--- Dataset section ---

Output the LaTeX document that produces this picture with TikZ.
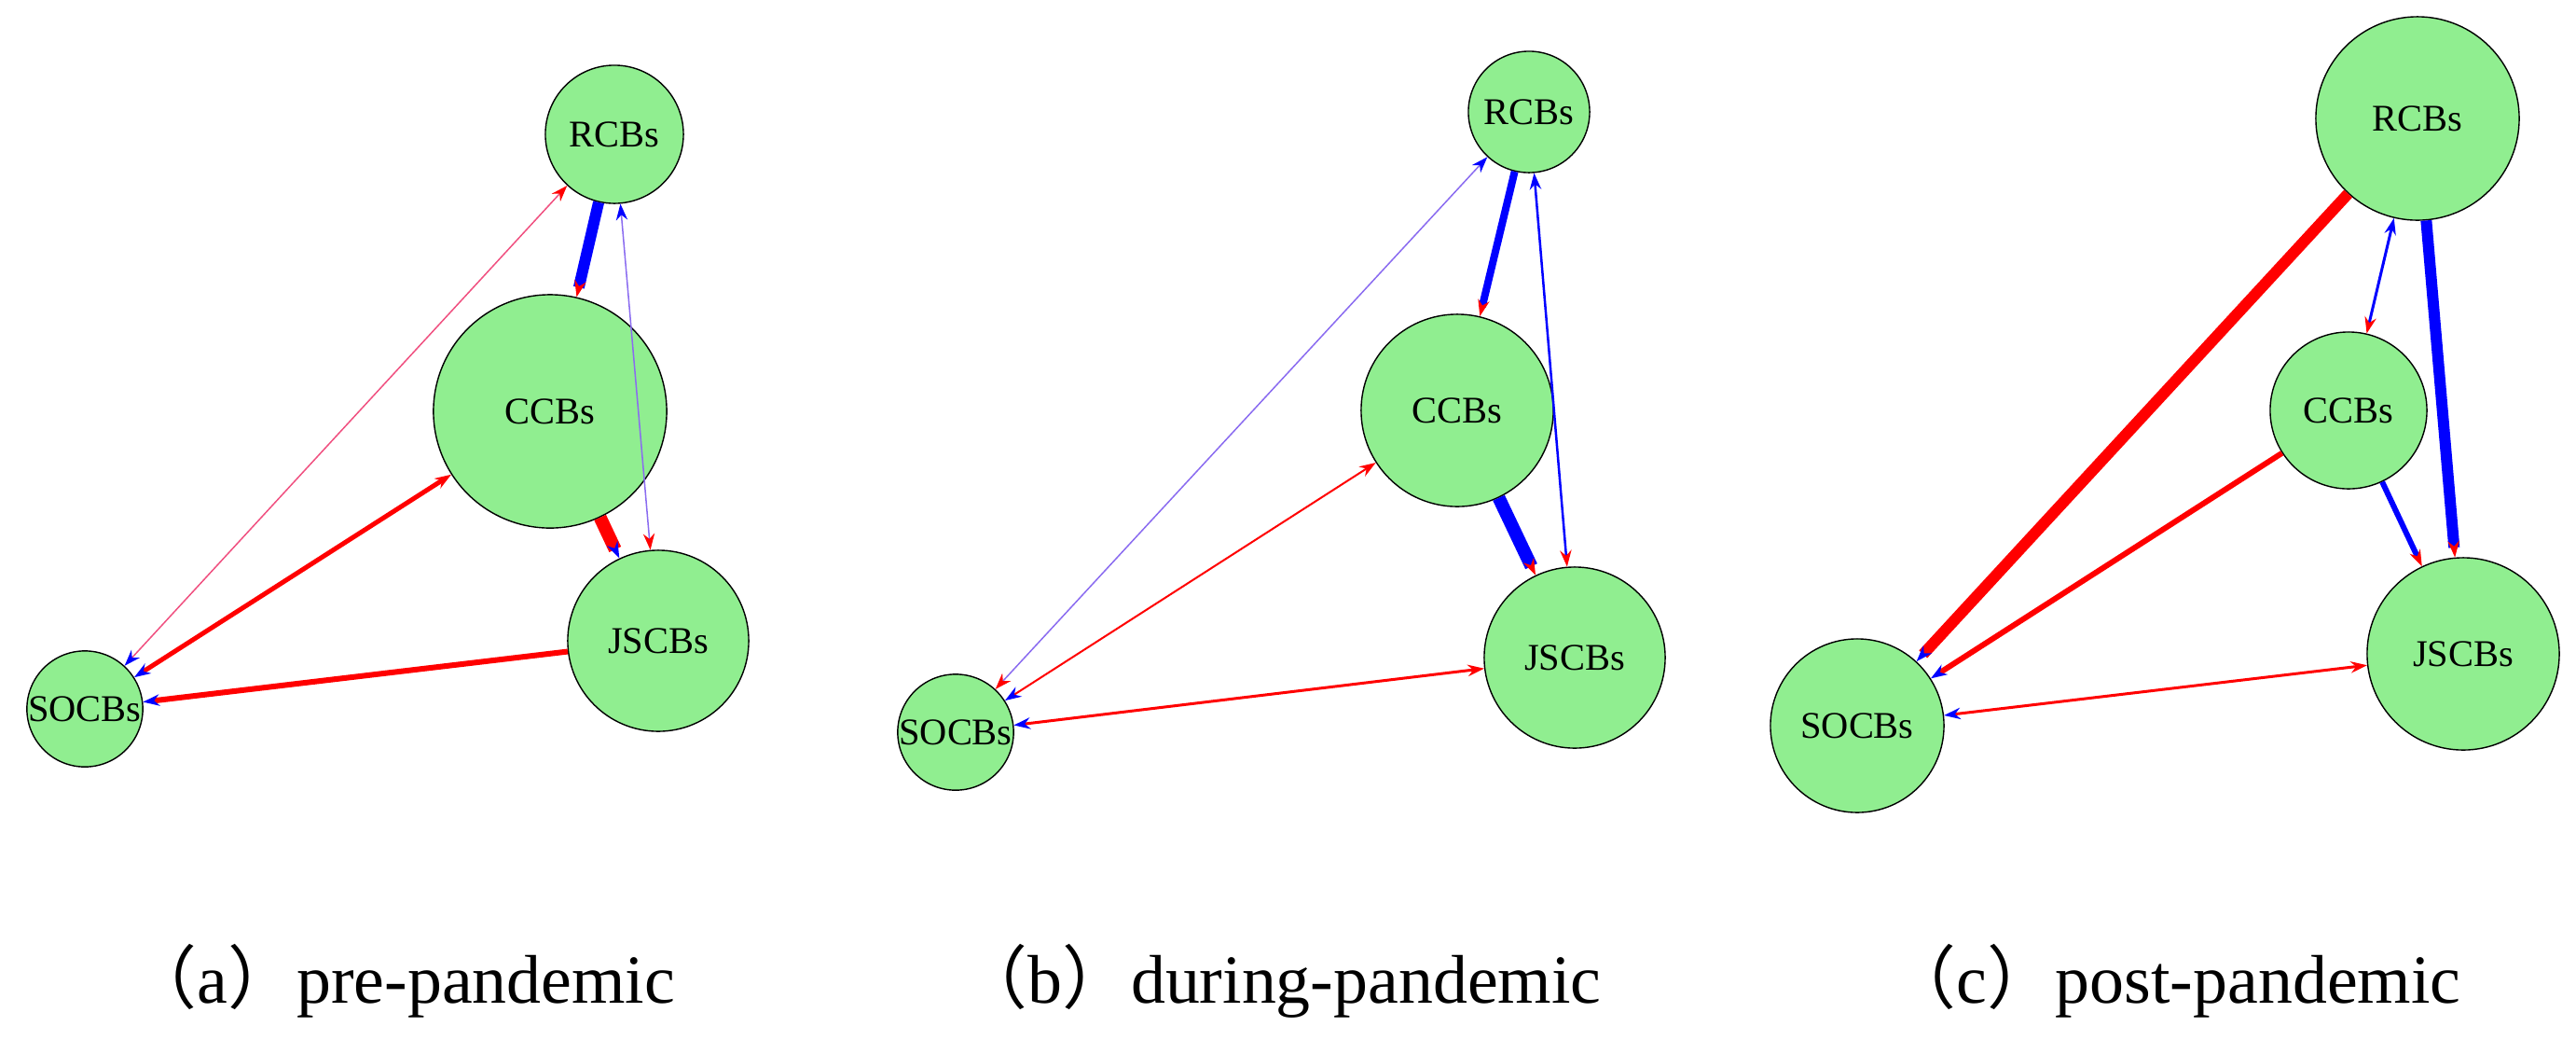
\documentclass[tikz,border=0pt]{standalone}
\usepackage{fontspec}
\setmainfont{Liberation Serif}
\newfontfamily\cjk{Noto Sans CJK SC}
\usetikzlibrary{arrows.meta}
\definecolor{ngreen}{HTML}{90EE90}
\definecolor{eblue}{HTML}{0000FF}
\definecolor{ered}{HTML}{FF0000}
\definecolor{epurple}{HTML}{8A6BF0}
\definecolor{epink}{HTML}{F05080}
\tikzset{
  bank/.style={circle,draw=black,line width=0.4pt,fill=ngreen,inner sep=0pt,minimum size=#1*0.02cm,font=\fontsize{11.5}{12}\selectfont},
  tipb/.tip={Stealth[length=5pt,width=3.5pt,color=eblue]},
  tipr/.tip={Stealth[length=5pt,width=3.5pt,color=ered]},
  w/.style={line width=#1*0.2845pt},
  subcaption/.style={font=\fontsize{21}{24}\selectfont,anchor=base}
}
\begin{document}
\begin{tikzpicture}[x=0.01cm,y=-0.01cm]
\useasboundingbox (0,0) rectangle (2763,1129);
% panel a
\node[bank=74] (aR) at (659,144) {RCBs};
\node[bank=125] (aC) at (590,441) {CCBs};
\node[bank=97] (aJ) at (706,687) {JSCBs};
\node[bank=62] (aS) at (91,760) {SOCBs};
\draw[eblue,w=12,-{tipr}] (aR) -- (aC);
\draw[epurple,w=1.5,{tipb}-{tipr}] (aR) -- (aJ);
\draw[epink,w=1.5,{tipr}-{tipb}] (aR) -- (aS);
\draw[ered,w=14,-{tipb}] (aC) -- (aJ);
\draw[ered,w=5,{tipr}-{tipb}] (aC) -- (aS);
\draw[ered,w=6,-{tipb}] (aJ) -- (aS);
% panel b
\node[bank=65] (bR) at (1640,120) {RCBs};
\node[bank=103] (bC) at (1563,440) {CCBs};
\node[bank=97] (bJ) at (1689,705) {JSCBs};
\node[bank=53] (bS) at (1025,785) {SOCBs};
\draw[eblue,w=8,-{tipr}] (bR) -- (bC);
\draw[eblue,w=2.5,{tipb}-{tipr}] (bR) -- (bJ);
\draw[epurple,w=1.5,{tipb}-{tipr}] (bR) -- (bS);
\draw[eblue,w=14,-{tipr}] (bC) -- (bJ);
\draw[ered,w=2,{tipr}-{tipb}] (bC) -- (bS);
\draw[ered,w=3,{tipr}-{tipb}] (bJ) -- (bS);
% panel c
\node[bank=109] (cR) at (2593,127) {RCBs};
\node[bank=84] (cC) at (2519,440) {CCBs};
\node[bank=103] (cJ) at (2642,701) {JSCBs};
\node[bank=93] (cS) at (1992,778) {SOCBs};
\draw[eblue,w=3,{tipb}-{tipr}] (cR) -- (cC);
\draw[eblue,w=12,-{tipr}] (cR) -- (cJ);
\draw[ered,w=12,-{tipb}] (cR) -- (cS);
\draw[eblue,w=6,-{tipr}] (cC) -- (cJ);
\draw[ered,w=6,-{tipb}] (cC) -- (cS);
\draw[ered,w=3,{tipr}-{tipb}] (cJ) -- (cS);
% captions
\node[subcaption] (capa) at (431,1075) {{\cjk （}a{\cjk ）}pre-pandemic};
\node[subcaption] (capb) at (1373,1075) {{\cjk （}b{\cjk ）}during-pandemic};
\node[subcaption] (capc) at (2332,1075) {{\cjk （}c{\cjk ）}post-pandemic};
\end{tikzpicture}
\end{document}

---

Short task: Reproduce all of the data exactly, omitting each picture it holds.

Reply to the exercise:
Output the LaTeX document that produces this picture with TikZ.
\documentclass[tikz,border=0pt]{standalone}
\usepackage{fontspec}
\setmainfont{Liberation Serif}
\newfontfamily\cjk{Noto Sans CJK SC}
\usetikzlibrary{arrows.meta}
\definecolor{ngreen}{HTML}{90EE90}
\definecolor{eblue}{HTML}{0000FF}
\definecolor{ered}{HTML}{FF0000}
\definecolor{epurple}{HTML}{8A6BF0}
\definecolor{epink}{HTML}{F05080}
\tikzset{
  bank/.style={circle,draw=black,line width=0.4pt,fill=ngreen,inner sep=0pt,minimum size=#1*0.02cm,font=\fontsize{11.5}{12}\selectfont},
  tipb/.tip={Stealth[length=5pt,width=3.5pt,color=eblue]},
  tipr/.tip={Stealth[length=5pt,width=3.5pt,color=ered]},
  w/.style={line width=#1*0.2845pt},
  subcaption/.style={font=\fontsize{21}{24}\selectfont,anchor=base}
}
\begin{document}
\begin{tikzpicture}[x=0.01cm,y=-0.01cm]
\useasboundingbox (0,0) rectangle (2763,1129);
% panel a
\node[bank=74] (aR) at (659,144) {RCBs};
\node[bank=125] (aC) at (590,441) {CCBs};
\node[bank=97] (aJ) at (706,687) {JSCBs};
\node[bank=62] (aS) at (91,760) {SOCBs};
\draw[eblue,w=12,-{tipr}] (aR) -- (aC);
\draw[epurple,w=1.5,{tipb}-{tipr}] (aR) -- (aJ);
\draw[epink,w=1.5,{tipr}-{tipb}] (aR) -- (aS);
\draw[ered,w=14,-{tipb}] (aC) -- (aJ);
\draw[ered,w=5,{tipr}-{tipb}] (aC) -- (aS);
\draw[ered,w=6,-{tipb}] (aJ) -- (aS);
% panel b
\node[bank=65] (bR) at (1640,120) {RCBs};
\node[bank=103] (bC) at (1563,440) {CCBs};
\node[bank=97] (bJ) at (1689,705) {JSCBs};
\node[bank=53] (bS) at (1025,785) {SOCBs};
\draw[eblue,w=8,-{tipr}] (bR) -- (bC);
\draw[eblue,w=2.5,{tipb}-{tipr}] (bR) -- (bJ);
\draw[epurple,w=1.5,{tipb}-{tipr}] (bR) -- (bS);
\draw[eblue,w=14,-{tipr}] (bC) -- (bJ);
\draw[ered,w=2,{tipr}-{tipb}] (bC) -- (bS);
\draw[ered,w=3,{tipr}-{tipb}] (bJ) -- (bS);
% panel c
\node[bank=109] (cR) at (2593,127) {RCBs};
\node[bank=84] (cC) at (2519,440) {CCBs};
\node[bank=103] (cJ) at (2642,701) {JSCBs};
\node[bank=93] (cS) at (1992,778) {SOCBs};
\draw[eblue,w=3,{tipb}-{tipr}] (cR) -- (cC);
\draw[eblue,w=12,-{tipr}] (cR) -- (cJ);
\draw[ered,w=12,-{tipb}] (cR) -- (cS);
\draw[eblue,w=6,-{tipr}] (cC) -- (cJ);
\draw[ered,w=6,-{tipb}] (cC) -- (cS);
\draw[ered,w=3,{tipr}-{tipb}] (cJ) -- (cS);
% captions
\node[subcaption] (capa) at (431,1075) {{\cjk （}a{\cjk ）}pre-pandemic};
\node[subcaption] (capb) at (1373,1075) {{\cjk （}b{\cjk ）}during-pandemic};
\node[subcaption] (capc) at (2332,1075) {{\cjk （}c{\cjk ）}post-pandemic};
\end{tikzpicture}
\end{document}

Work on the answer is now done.